Desserts were a highlight. Well, mine was. There are a choice of three. No one tried the bay leaf parfait with mandarin and hazelnut liqueur ($12). Only one braved the chocolate ganache with coconut and spiced rum ($14).
A word of warning: do not attempt this dish on your own. There is a reason that ganache is most commonly used as a form of icing or as tiny little balls in a truffle. A huge slab of pure chocolate and cream is serious overkill, and as pretty as it looked, I had only a tiny mouthful and it was sufficient. The coconut marshmallow blobs were excellent.
The best dessert is the vanilla panna cotta with strawberry and lemonade ($14). Those simple words do nothing to describe this interactive, multi-purpose dish. It's theatre and it was awesome. The waiter first got everyone's attention, and then poured a small jug of strawberry liqueur over the panna cotta. Then he pulled out a soda stream, and fizzed house-made lemonade into the glass.

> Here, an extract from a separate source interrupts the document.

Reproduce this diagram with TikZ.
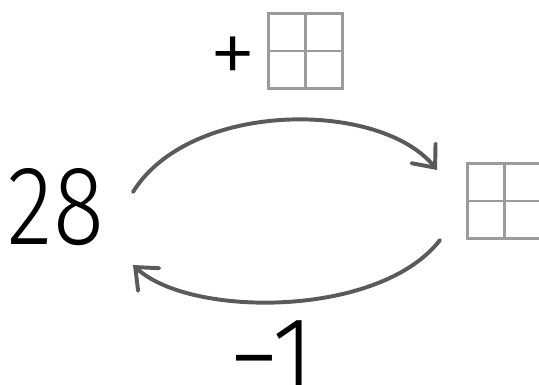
\documentclass[tikz,border=0pt]{standalone}
\usepackage{fontspec}
\newfontfamily\handfont{Fira Sans Light}
\usetikzlibrary{arrows.meta,positioning}
\definecolor{gridgray}{RGB}{155,155,155}
\definecolor{arcgray}{RGB}{90,90,90}

\begin{document}
\begin{tikzpicture}[x=0.025cm,y=-0.025cm,
      every node/.style={font=\handfont\fontsize{80}{80}\selectfont,inner sep=0pt},
      gridbox/.style={draw=gridgray,line width=2.1pt,minimum size=53pt,
        path picture={\draw[gridgray,line width=2.1pt]
          (path picture bounding box.north)--(path picture bounding box.south)
          (path picture bounding box.west)--(path picture bounding box.east);}},
      swing/.style={draw=arcgray,line width=2.8pt,line cap=round,
        -{Straight Barb[length=13pt,width=22pt,line cap=round]}}]
    \useasboundingbox (0,0) rectangle (539,385);
    % number and boxes
    \node[anchor=base] (num) at (56,245) {\scalebox{0.84}[1]{28}};
    \node[gridbox] (boxtop) at (305.5,51) {};
    \node[left=10 of boxtop,yshift=-7pt,font=\handfont\fontsize{68}{68}\selectfont] (plus) {+};
    \node[gridbox] (boxright) at (504.5,201) {};
    \node[anchor=base] (minus) at (272,396) {\scalebox{0.9}[1]{−1}};
    % arcs
    \coordinate (a1) at (133,192);
    \coordinate (a2) at (437,170);
    \coordinate (b1) at (440,240);
    \coordinate (b2) at (133,265);
    \draw[swing] (a1) .. controls (190,100) and (380,100) .. (a2);
    \draw[swing] (b1) .. controls (380,318) and (190,318) .. (b2);
  \end{tikzpicture}
\end{document}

The aim was to drink the liquid first (it was essentially a fizzy cocktail) with the straws provided, and then you tipped over some horseradish shortbread crumbs and ate the rest as a normal dessert. Hint: don't tip the crumbs in until after your drink the lemonade.
In all, there was some nice dishes that I would happily enjoy again in a different setting. It was really loud (it's a bar, it's allowed to be) and we had to shout rather than talk to each other.
I thought the décor was curious at best, but there is retro and cool, and then there is just plain weird. The enormous polaroid of a man's hand holding a cigarette, with an empty beer can, broken pedestal fan and general rubbish pushed my appreciation of art too far.